### EXERCISE
Copy each line of the data below exactly, leaving out pictures.

** Start of MATERIAL PROVIDED **

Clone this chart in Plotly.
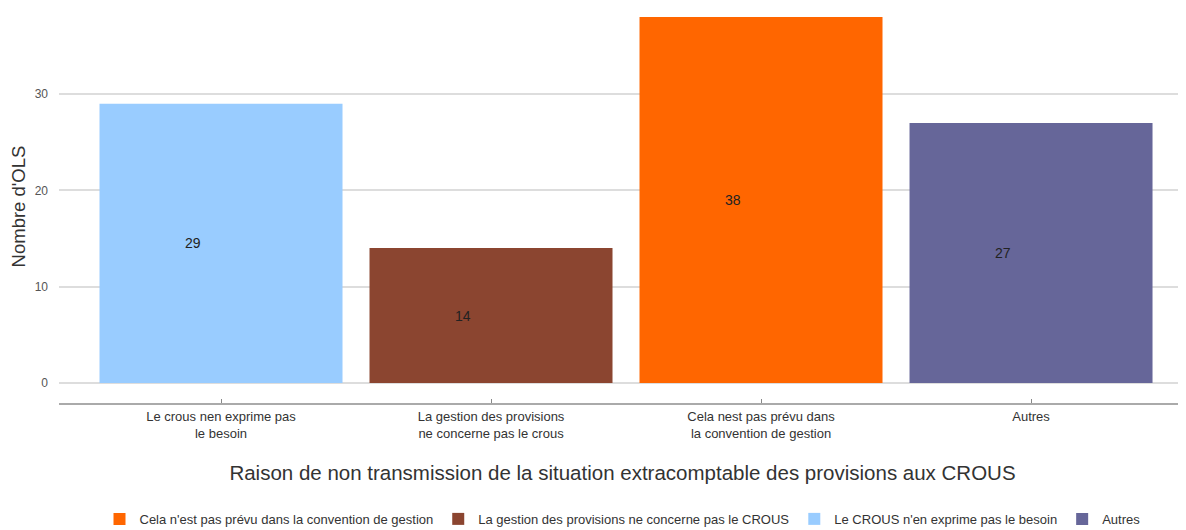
import plotly.graph_objects as go

categories = [
    "Le crous nen exprime pas<br>le besoin",
    "La gestion des provisions<br>ne concerne pas le crous",
    "Cela nest pas prévu dans<br>la convention de gestion",
    "Autres",
]
values = [29, 14, 38, 27]
legend_names = [
    "Le CROUS n'en exprime pas le besoin",
    "La gestion des provisions ne concerne pas le CROUS",
    "Cela n'est pas prévu dans la convention de gestion",
    "Autres",
]
colors = ["#99CCFF", "#8B4530", "#FF6600", "#666699"]
legend_order = [2, 1, 0, 3]  # orange, brown, blue, purple

fig = go.Figure()
for rank, i in enumerate(legend_order):
    fig.add_trace(go.Bar(
        x=[categories[i]], y=[values[i]], name=legend_names[i],
        marker=dict(color=colors[i], line=dict(width=0)),
        width=0.9, hoverinfo="x+y",
    ))

for c, v in zip(categories, values):
    fig.add_annotation(x=c, y=v / 2, text=str(v), showarrow=False, xshift=-28,
                       font=dict(size=14, color="#222222"))

# page body has an 8px default margin, so the figure is sized to fit the window
fig.update_layout(
    width=1178, height=522,
    margin=dict(l=51, r=0, t=2, b=127, autoexpand=False),
    barmode="overlay",
    plot_bgcolor="white", paper_bgcolor="white",
    font=dict(family="Liberation Sans, Arial, sans-serif", color="#333333"),
    showlegend=True,
    legend=dict(orientation="h", x=0.5, xanchor="center", y=-0.295, yanchor="middle",
                font=dict(size=13, color="#333333"), itemsizing="constant",
                traceorder="normal", itemwidth=30),
    xaxis=dict(
        categoryorder="array", categoryarray=categories,
        range=[-0.6, 3.574], automargin=False,
        showline=True, linecolor="#AAAAAA", linewidth=2,
        ticks="inside", ticklen=4, tickcolor="#888888",
        tickfont=dict(size=13, color="#333333"),
        showgrid=False,
        title=dict(text="Raison de non transmission de la situation extracomptable des provisions aux CROUS",
                   font=dict(size=20.5, color="#333333"), standoff=26),
    ),
    yaxis=dict(
        range=[-2.08, 38.72], automargin=False,
        tickvals=[0, 10, 20, 30],
        showgrid=True, gridcolor="#DDDDDD", gridwidth=1.5,
        zeroline=False, showline=False, ticks="",
        tickfont=dict(size=12, color="#555555"),
        ticklabelstandoff=10,
        title=dict(text="Nombre d'OLS", font=dict(size=18.5, color="#333333"), standoff=4),
    ),
)

fig.write_html("out.html")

** End of MATERIAL PROVIDED **

### THE REPLY
Clone this chart in Plotly.
import plotly.graph_objects as go

categories = [
    "Le crous nen exprime pas<br>le besoin",
    "La gestion des provisions<br>ne concerne pas le crous",
    "Cela nest pas prévu dans<br>la convention de gestion",
    "Autres",
]
values = [29, 14, 38, 27]
legend_names = [
    "Le CROUS n'en exprime pas le besoin",
    "La gestion des provisions ne concerne pas le CROUS",
    "Cela n'est pas prévu dans la convention de gestion",
    "Autres",
]
colors = ["#99CCFF", "#8B4530", "#FF6600", "#666699"]
legend_order = [2, 1, 0, 3]  # orange, brown, blue, purple

fig = go.Figure()
for rank, i in enumerate(legend_order):
    fig.add_trace(go.Bar(
        x=[categories[i]], y=[values[i]], name=legend_names[i],
        marker=dict(color=colors[i], line=dict(width=0)),
        width=0.9, hoverinfo="x+y",
    ))

for c, v in zip(categories, values):
    fig.add_annotation(x=c, y=v / 2, text=str(v), showarrow=False, xshift=-28,
                       font=dict(size=14, color="#222222"))

# page body has an 8px default margin, so the figure is sized to fit the window
fig.update_layout(
    width=1178, height=522,
    margin=dict(l=51, r=0, t=2, b=127, autoexpand=False),
    barmode="overlay",
    plot_bgcolor="white", paper_bgcolor="white",
    font=dict(family="Liberation Sans, Arial, sans-serif", color="#333333"),
    showlegend=True,
    legend=dict(orientation="h", x=0.5, xanchor="center", y=-0.295, yanchor="middle",
                font=dict(size=13, color="#333333"), itemsizing="constant",
                traceorder="normal", itemwidth=30),
    xaxis=dict(
        categoryorder="array", categoryarray=categories,
        range=[-0.6, 3.574], automargin=False,
        showline=True, linecolor="#AAAAAA", linewidth=2,
        ticks="inside", ticklen=4, tickcolor="#888888",
        tickfont=dict(size=13, color="#333333"),
        showgrid=False,
        title=dict(text="Raison de non transmission de la situation extracomptable des provisions aux CROUS",
                   font=dict(size=20.5, color="#333333"), standoff=26),
    ),
    yaxis=dict(
        range=[-2.08, 38.72], automargin=False,
        tickvals=[0, 10, 20, 30],
        showgrid=True, gridcolor="#DDDDDD", gridwidth=1.5,
        zeroline=False, showline=False, ticks="",
        tickfont=dict(size=12, color="#555555"),
        ticklabelstandoff=10,
        title=dict(text="Nombre d'OLS", font=dict(size=18.5, color="#333333"), standoff=4),
    ),
)

fig.write_html("out.html")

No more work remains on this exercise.